-- Begin Given entries --

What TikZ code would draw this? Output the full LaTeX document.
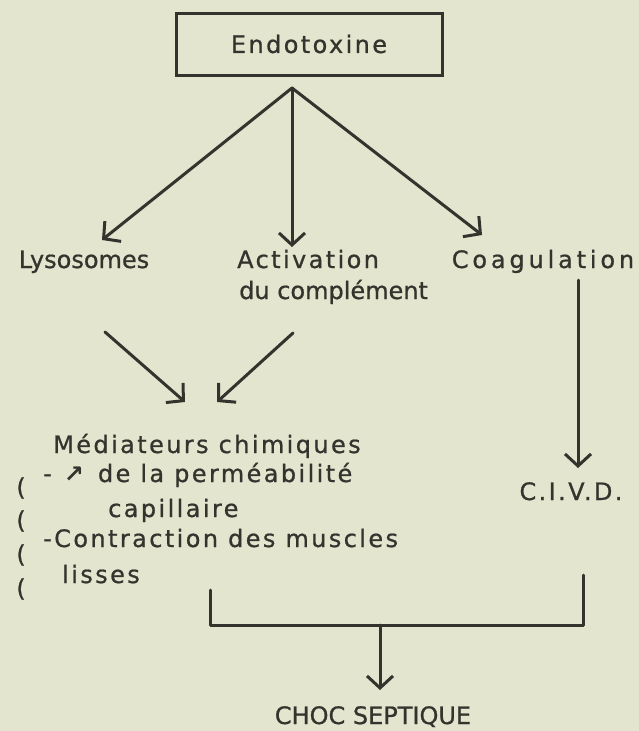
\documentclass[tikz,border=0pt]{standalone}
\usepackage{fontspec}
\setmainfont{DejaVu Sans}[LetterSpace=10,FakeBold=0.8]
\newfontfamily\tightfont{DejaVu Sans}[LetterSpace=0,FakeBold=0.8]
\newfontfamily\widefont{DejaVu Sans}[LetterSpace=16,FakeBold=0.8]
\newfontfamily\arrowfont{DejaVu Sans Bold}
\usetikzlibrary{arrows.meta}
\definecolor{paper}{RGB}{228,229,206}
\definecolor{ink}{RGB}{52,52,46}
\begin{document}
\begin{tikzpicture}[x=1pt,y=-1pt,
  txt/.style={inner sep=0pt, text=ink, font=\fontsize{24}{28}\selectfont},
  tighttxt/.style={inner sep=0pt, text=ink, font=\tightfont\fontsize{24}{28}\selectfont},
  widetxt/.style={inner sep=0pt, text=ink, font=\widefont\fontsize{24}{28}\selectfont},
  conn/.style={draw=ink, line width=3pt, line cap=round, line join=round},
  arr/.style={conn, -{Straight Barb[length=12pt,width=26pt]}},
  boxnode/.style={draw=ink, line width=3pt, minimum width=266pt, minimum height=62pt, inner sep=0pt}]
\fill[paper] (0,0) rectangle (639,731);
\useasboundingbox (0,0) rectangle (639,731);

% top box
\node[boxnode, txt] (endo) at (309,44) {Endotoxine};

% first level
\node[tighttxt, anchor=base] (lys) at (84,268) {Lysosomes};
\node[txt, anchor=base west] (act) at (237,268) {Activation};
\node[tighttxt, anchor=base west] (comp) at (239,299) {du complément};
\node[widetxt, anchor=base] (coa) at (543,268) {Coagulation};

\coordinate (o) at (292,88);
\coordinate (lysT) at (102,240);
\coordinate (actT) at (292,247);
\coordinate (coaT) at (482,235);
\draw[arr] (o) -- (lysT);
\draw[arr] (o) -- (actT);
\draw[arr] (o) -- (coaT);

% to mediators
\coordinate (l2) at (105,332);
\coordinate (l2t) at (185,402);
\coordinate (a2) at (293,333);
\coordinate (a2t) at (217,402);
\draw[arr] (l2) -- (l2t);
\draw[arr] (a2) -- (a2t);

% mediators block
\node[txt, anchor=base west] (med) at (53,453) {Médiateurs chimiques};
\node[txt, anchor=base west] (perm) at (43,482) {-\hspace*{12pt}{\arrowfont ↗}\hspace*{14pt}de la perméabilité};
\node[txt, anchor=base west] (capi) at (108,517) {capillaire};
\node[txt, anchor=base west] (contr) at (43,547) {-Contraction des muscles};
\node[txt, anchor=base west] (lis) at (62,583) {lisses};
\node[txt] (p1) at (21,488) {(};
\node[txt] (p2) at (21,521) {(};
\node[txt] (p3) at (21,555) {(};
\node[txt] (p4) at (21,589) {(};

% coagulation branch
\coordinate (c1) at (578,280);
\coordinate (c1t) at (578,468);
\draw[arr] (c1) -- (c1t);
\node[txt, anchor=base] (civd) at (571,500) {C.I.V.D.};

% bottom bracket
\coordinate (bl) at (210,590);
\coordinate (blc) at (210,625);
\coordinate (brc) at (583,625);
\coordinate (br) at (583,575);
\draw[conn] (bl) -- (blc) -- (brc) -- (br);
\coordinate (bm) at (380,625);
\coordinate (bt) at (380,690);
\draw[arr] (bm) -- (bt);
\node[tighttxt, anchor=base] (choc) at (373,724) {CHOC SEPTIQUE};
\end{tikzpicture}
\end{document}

-- End Given entries --
-- Begin Given entries --

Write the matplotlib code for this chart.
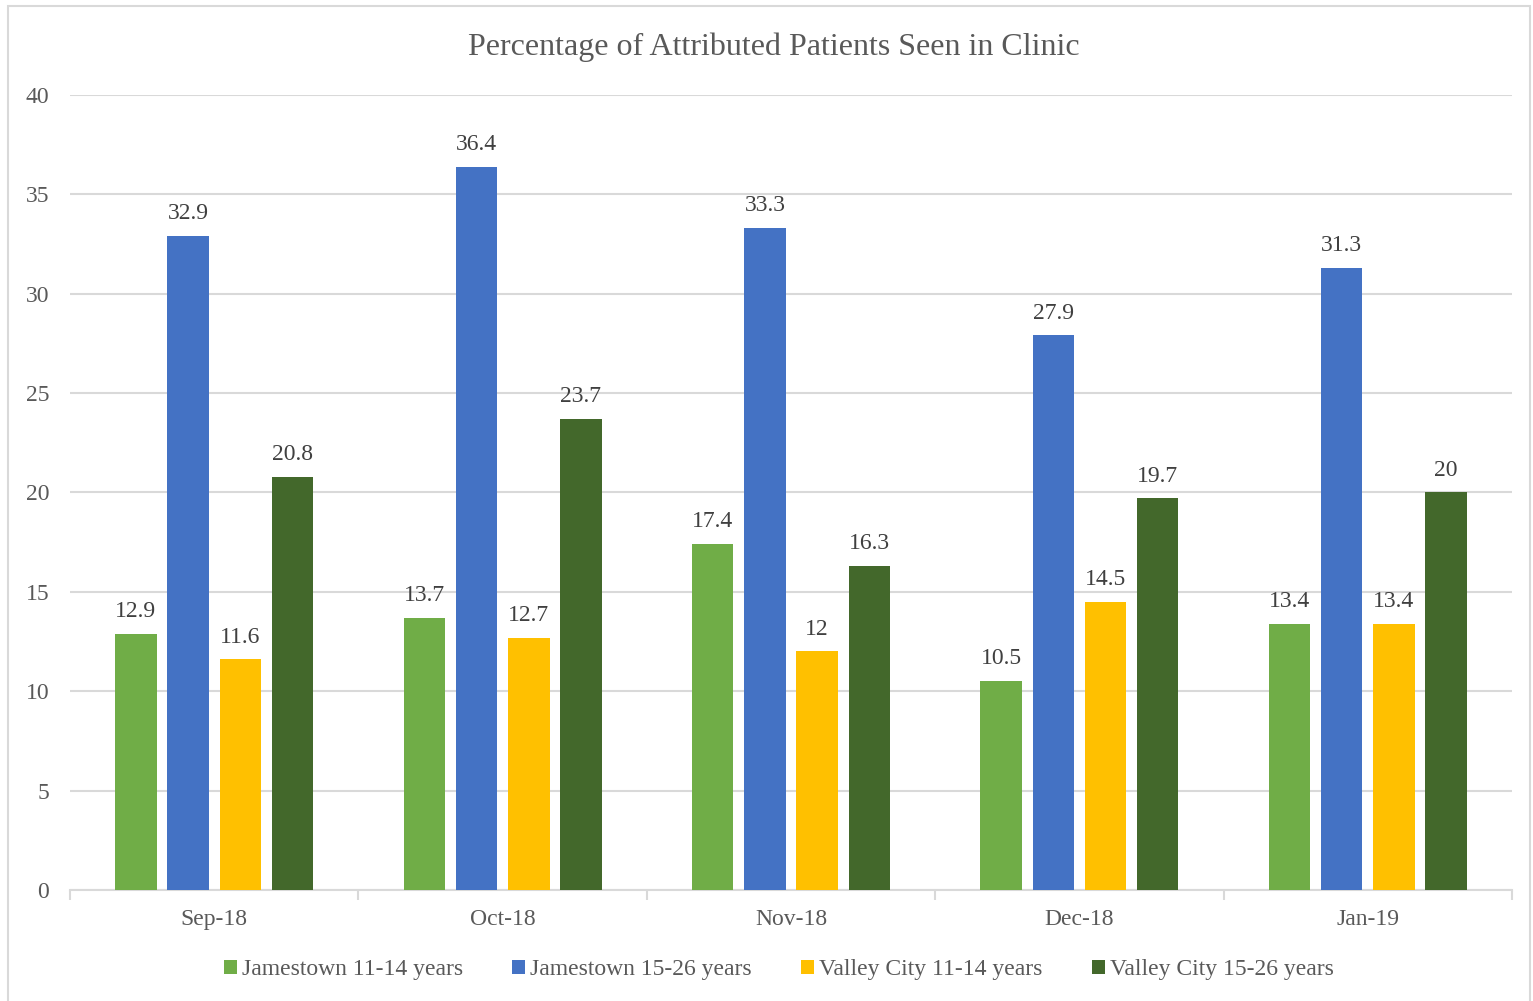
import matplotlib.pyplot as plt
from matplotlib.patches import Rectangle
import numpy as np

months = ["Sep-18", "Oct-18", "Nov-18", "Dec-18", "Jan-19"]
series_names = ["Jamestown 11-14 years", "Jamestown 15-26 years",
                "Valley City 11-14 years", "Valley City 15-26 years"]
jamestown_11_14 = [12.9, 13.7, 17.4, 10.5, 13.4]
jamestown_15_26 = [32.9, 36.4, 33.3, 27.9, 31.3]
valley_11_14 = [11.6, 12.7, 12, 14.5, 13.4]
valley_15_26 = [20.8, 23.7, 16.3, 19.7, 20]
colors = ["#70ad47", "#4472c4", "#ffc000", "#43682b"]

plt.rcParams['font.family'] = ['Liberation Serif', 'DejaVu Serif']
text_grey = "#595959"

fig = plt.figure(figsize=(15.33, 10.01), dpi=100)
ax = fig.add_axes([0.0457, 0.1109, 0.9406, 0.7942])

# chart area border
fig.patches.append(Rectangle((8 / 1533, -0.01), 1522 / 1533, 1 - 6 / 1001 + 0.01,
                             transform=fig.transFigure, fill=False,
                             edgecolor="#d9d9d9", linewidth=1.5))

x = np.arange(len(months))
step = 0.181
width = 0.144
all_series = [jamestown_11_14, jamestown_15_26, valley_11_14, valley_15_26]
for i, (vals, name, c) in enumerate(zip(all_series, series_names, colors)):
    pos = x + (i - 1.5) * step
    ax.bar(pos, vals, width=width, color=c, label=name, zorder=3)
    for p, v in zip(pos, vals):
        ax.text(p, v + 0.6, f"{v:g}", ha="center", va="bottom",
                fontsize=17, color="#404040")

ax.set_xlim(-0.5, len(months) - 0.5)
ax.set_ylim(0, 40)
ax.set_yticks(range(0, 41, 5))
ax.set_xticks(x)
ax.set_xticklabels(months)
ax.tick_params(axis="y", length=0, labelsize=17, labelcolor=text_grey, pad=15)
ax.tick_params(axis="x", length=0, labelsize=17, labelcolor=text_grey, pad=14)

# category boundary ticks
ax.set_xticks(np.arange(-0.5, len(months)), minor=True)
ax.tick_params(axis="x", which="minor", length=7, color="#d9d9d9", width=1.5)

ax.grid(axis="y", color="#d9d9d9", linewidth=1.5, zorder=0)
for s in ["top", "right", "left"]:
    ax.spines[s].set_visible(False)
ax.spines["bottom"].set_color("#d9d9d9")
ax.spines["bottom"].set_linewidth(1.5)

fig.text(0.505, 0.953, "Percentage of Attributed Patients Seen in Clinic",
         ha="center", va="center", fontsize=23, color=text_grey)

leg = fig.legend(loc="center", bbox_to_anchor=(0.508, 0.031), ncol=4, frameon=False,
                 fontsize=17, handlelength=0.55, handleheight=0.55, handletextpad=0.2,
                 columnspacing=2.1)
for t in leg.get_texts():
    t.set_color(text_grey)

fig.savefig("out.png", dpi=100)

-- End Given entries --
-- Begin Given entries --

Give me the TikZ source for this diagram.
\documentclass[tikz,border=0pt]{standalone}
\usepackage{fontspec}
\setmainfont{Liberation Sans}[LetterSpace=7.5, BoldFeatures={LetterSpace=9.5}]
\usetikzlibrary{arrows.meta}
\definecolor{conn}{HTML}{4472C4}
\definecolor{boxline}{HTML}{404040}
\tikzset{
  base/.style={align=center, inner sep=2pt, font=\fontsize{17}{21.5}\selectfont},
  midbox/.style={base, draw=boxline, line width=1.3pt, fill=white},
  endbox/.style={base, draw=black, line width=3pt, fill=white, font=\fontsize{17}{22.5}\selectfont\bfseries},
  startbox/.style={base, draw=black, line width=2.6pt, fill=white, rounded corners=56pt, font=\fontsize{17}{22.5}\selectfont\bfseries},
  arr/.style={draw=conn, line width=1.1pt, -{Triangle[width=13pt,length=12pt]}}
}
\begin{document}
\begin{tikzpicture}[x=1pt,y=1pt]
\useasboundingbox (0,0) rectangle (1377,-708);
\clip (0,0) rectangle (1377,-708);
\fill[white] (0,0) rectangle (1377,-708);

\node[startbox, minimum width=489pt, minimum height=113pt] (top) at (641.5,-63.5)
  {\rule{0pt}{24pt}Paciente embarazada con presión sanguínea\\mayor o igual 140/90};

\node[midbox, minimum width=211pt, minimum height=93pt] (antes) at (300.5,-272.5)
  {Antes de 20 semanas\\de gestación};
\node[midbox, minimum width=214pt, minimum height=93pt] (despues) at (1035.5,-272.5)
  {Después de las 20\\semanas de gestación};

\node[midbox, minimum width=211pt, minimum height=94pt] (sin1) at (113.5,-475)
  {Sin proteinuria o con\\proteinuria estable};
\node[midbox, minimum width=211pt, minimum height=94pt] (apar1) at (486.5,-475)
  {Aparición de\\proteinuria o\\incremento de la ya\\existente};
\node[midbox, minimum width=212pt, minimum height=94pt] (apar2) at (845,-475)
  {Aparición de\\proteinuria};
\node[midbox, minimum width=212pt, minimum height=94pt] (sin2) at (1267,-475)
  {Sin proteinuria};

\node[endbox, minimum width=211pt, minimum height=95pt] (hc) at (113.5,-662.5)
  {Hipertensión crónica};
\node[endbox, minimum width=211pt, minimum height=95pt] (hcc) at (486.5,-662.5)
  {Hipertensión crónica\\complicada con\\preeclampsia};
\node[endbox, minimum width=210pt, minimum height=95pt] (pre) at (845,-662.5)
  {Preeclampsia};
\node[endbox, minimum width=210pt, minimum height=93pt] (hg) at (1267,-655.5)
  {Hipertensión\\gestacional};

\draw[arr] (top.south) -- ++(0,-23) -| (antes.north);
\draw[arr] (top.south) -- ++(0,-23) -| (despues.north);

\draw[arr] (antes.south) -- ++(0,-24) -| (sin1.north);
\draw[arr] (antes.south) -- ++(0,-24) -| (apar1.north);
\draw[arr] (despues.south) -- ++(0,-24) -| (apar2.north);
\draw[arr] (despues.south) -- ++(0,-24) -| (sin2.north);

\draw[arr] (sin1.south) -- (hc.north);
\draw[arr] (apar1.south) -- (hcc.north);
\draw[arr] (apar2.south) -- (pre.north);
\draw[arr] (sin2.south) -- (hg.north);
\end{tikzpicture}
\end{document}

-- End Given entries --

» **Aim**
Leave out the pictures and quote exactly the lines from the one where "What TikZ code" appears to the one where "anchor=base] (coa) at" appears, both ends counted.

» **Right answer**
What TikZ code would draw this? Output the full LaTeX document.
\documentclass[tikz,border=0pt]{standalone}
\usepackage{fontspec}
\setmainfont{DejaVu Sans}[LetterSpace=10,FakeBold=0.8]
\newfontfamily\tightfont{DejaVu Sans}[LetterSpace=0,FakeBold=0.8]
\newfontfamily\widefont{DejaVu Sans}[LetterSpace=16,FakeBold=0.8]
\newfontfamily\arrowfont{DejaVu Sans Bold}
\usetikzlibrary{arrows.meta}
\definecolor{paper}{RGB}{228,229,206}
\definecolor{ink}{RGB}{52,52,46}
\begin{document}
\begin{tikzpicture}[x=1pt,y=-1pt,
  txt/.style={inner sep=0pt, text=ink, font=\fontsize{24}{28}\selectfont},
  tighttxt/.style={inner sep=0pt, text=ink, font=\tightfont\fontsize{24}{28}\selectfont},
  widetxt/.style={inner sep=0pt, text=ink, font=\widefont\fontsize{24}{28}\selectfont},
  conn/.style={draw=ink, line width=3pt, line cap=round, line join=round},
  arr/.style={conn, -{Straight Barb[length=12pt,width=26pt]}},
  boxnode/.style={draw=ink, line width=3pt, minimum width=266pt, minimum height=62pt, inner sep=0pt}]
\fill[paper] (0,0) rectangle (639,731);
\useasboundingbox (0,0) rectangle (639,731);

% top box
\node[boxnode, txt] (endo) at (309,44) {Endotoxine};

% first level
\node[tighttxt, anchor=base] (lys) at (84,268) {Lysosomes};
\node[txt, anchor=base west] (act) at (237,268) {Activation};
\node[tighttxt, anchor=base west] (comp) at (239,299) {du complément};
\node[widetxt, anchor=base] (coa) at (543,268) {Coagulation};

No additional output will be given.